The Doctor Goes Outside His Field or Specialty
As long as a doctor stays in the specialty or field of medicine for which he is trained and qualified, he enjoys what is known as the Presumption of Competence. In o
ther words, the law assumes that he knows his business and has done the right thing. He does not have to prove that what he did was good and accepted practice. In order to attack him, you have to show he did something wrong. He can even act as his own expert witness, though it is unlikely he will, and testify to standards of medical practice in the community where he practices and for his particular specialty.
But, when a doctor treats a patient for an ailment or does surgery which is clearly outside his field of expertise, or goes beyond what he is trained to do, it is another matter. Then, that doctor no longer enjoys a presumption of competence and has what the law calls the Burden of Proof. He must prove that he knew what he was doing and did it right.

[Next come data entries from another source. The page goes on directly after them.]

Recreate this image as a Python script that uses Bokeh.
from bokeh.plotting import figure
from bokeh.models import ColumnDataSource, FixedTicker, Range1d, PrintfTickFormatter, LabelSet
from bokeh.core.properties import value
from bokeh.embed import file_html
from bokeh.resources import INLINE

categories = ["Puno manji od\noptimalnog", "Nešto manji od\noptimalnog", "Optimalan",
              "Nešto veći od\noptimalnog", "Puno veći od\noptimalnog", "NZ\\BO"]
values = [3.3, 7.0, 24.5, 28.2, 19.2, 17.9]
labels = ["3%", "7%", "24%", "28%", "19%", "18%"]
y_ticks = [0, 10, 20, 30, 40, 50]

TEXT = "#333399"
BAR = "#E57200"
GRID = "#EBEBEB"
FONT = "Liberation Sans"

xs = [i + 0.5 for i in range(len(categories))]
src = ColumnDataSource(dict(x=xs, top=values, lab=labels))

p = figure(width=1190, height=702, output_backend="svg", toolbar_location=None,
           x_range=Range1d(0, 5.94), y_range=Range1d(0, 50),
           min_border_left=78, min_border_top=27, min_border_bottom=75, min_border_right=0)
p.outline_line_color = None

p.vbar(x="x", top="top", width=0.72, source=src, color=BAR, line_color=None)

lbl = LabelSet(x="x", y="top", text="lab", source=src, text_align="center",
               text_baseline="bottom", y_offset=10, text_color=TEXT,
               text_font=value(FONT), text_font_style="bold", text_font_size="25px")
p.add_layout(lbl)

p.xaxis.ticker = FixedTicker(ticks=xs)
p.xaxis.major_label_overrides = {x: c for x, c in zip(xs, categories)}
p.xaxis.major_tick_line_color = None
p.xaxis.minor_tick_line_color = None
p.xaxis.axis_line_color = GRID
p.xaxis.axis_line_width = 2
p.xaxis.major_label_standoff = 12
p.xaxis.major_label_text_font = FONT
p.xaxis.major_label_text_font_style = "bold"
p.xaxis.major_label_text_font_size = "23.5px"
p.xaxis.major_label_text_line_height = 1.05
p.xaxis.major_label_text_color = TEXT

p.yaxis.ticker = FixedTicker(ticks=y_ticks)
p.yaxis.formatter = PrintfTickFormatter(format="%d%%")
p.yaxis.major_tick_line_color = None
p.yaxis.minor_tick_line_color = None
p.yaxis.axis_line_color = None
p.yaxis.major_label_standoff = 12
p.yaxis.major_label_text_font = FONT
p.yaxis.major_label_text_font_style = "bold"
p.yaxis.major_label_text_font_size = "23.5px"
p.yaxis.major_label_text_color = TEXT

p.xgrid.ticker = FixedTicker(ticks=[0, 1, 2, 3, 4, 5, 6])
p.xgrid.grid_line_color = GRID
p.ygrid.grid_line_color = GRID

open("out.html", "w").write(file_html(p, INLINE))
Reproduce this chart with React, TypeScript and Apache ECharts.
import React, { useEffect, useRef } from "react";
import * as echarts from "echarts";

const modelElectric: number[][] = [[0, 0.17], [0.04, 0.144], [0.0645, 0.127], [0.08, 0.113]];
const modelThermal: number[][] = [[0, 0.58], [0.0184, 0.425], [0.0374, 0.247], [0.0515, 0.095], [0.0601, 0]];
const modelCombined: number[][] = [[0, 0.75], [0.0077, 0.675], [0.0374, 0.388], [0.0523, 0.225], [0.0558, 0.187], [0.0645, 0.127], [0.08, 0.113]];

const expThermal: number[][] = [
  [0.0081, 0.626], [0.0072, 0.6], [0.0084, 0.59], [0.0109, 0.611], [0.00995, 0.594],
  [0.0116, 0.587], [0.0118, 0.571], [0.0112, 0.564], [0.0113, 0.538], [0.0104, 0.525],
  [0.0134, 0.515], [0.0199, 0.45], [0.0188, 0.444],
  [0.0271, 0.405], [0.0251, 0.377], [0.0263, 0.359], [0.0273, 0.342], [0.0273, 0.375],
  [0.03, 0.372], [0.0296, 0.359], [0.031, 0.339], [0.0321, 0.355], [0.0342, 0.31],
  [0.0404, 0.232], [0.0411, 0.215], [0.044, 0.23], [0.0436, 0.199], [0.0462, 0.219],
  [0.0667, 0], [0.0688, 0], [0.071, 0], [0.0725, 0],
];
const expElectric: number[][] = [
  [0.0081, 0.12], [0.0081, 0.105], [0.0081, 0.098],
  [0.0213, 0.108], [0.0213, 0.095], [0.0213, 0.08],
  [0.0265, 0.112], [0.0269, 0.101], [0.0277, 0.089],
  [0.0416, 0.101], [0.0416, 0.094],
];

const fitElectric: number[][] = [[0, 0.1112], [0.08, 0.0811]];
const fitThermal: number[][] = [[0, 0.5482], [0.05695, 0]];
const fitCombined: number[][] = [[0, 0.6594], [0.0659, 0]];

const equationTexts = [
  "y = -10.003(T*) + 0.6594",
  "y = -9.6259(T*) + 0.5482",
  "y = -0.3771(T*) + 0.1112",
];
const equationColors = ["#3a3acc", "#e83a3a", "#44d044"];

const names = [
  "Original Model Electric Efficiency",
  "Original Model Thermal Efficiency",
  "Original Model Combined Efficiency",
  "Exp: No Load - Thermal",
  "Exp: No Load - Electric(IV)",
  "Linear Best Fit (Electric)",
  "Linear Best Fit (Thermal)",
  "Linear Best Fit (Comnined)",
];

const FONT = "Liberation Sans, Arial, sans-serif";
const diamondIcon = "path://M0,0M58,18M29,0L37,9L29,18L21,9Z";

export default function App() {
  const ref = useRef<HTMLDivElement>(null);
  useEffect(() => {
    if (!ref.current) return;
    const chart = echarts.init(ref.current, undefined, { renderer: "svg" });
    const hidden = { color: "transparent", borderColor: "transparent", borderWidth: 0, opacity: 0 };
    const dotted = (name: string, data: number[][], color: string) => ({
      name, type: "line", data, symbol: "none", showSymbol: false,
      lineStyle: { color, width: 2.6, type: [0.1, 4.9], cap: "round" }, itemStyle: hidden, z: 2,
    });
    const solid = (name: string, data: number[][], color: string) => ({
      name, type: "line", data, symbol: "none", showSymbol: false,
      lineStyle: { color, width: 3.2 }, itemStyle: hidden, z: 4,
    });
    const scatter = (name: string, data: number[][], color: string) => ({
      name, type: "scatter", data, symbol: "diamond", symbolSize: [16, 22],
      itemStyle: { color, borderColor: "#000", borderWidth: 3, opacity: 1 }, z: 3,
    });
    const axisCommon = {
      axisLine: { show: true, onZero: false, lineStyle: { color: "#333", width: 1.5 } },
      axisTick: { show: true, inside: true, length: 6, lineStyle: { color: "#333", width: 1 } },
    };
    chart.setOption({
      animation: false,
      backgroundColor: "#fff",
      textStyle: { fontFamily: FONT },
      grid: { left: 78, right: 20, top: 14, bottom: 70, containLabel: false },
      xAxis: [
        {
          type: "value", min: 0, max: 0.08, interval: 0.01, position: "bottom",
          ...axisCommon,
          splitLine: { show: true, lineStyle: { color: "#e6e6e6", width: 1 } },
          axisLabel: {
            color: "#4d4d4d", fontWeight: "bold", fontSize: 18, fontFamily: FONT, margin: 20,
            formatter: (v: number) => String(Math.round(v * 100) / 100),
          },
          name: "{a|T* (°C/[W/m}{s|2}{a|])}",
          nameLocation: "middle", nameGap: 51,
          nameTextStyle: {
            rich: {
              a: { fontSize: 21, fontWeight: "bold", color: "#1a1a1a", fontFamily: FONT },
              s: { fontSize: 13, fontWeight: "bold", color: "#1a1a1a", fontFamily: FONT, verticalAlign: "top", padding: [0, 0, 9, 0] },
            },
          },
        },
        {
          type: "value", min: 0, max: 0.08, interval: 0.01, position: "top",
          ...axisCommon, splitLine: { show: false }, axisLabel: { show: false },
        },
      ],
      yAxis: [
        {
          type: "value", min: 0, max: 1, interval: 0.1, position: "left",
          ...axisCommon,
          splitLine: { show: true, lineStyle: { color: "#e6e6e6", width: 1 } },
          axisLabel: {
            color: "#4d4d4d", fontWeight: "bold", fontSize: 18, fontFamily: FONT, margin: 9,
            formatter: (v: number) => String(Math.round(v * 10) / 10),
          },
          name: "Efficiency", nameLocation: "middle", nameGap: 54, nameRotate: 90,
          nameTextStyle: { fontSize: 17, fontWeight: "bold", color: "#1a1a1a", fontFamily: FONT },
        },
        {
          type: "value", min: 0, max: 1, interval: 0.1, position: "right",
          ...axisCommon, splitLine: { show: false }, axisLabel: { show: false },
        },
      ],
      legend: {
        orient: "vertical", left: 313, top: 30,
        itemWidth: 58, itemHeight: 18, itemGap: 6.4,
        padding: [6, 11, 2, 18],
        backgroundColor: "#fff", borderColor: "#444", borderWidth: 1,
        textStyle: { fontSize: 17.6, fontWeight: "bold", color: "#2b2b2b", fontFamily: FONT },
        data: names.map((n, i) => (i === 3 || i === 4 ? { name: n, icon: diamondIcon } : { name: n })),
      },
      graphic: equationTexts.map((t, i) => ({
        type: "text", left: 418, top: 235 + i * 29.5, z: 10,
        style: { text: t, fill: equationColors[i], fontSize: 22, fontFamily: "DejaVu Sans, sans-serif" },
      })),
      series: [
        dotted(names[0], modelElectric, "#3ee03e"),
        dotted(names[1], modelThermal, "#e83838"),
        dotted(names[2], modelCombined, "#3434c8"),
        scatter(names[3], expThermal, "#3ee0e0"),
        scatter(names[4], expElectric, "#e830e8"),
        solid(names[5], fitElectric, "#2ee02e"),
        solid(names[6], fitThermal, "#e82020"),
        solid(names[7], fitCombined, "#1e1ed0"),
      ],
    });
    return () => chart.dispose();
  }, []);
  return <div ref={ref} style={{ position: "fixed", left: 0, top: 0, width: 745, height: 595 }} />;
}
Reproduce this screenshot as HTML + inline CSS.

The Doctor’s Credentials are Dubious
The American Board of Medical Specialties (ABMS) is composed of 24 Boards in various medical specialties and subspecialties, which certify doctors as qualified specialists after rigorous training and examinations, and which are universally recognized as bona fide qualifications to practice a medical specialty. For example, if a doctor applies to a hospital for privileges to do eye surgery, the first thing he is asked is whether he is certified by the American Board of Ophthalmology (eye diseases). If he is not, the hospital will not let him do eye surgery. Strange though it may seem, a state medical license is not so important. A doctor needs a license from the state to practice medicine, but he must also be certified by an official, specialty board if he wants to practice a specialty or obtain hospital privileges. An unlicensed, out-of-state doctor can be called in on a difficult case, technically as the assistant of a licensed doctor, provided he is a qualified specialist.
However, there are more than 70 “self designated” Boards that are not officially recognized, ranging from bona fide, professional organizations to one-man societies that sell diplomas for a few dollars. One thing they all have in common is that they make it easy for your attorney to attack the doctor’s qualifications and credibility in front of the jury.
There are also cultists practicing medicine, and these run the gamut from faith healers to diet doctors and holistic practitioners. Sometimes they are sitting ducks; other times they are very difficult to attack. The fact that they are not medical doctors does not always work to your advantage if one of them does something wrong. Because they are not doctors, they cannot be held to the same standards as a physician, which is another way of saying they are not responsible for their mistakes. However, they are vulnerable if they persuade someone with a treatable disease from consulting a doctor until it is too late. For example, a faith healer in Texas treated someone with diabetes, telling her she did not need any other medical treatment. Eventually, gangrene developed, and the lady lost her leg. The faith healer was held liable, because the patient acted in reliance on his assurances and did not consult a doctor until it was too late to save her leg. The First Amendment (religious freedom) did not protect him, because he had gone outside the field of spiritual counseling and was treating a physical illness.
In a New Jersey case, a podiatrist (foot doctor) was doing an operation in a hospital when the patient went into cardiac arrest and died. When the family sued, the hospital lawyers argued that it should be excused, because it had no control over what the podiatrist was doing. But, the Court said that a podiatrist could not be held responsible for the patient’s heart condition. Since the anesthetist was the only medical doctor in the room, and was a hospital employee, the hospital had to take full responsibility for the death.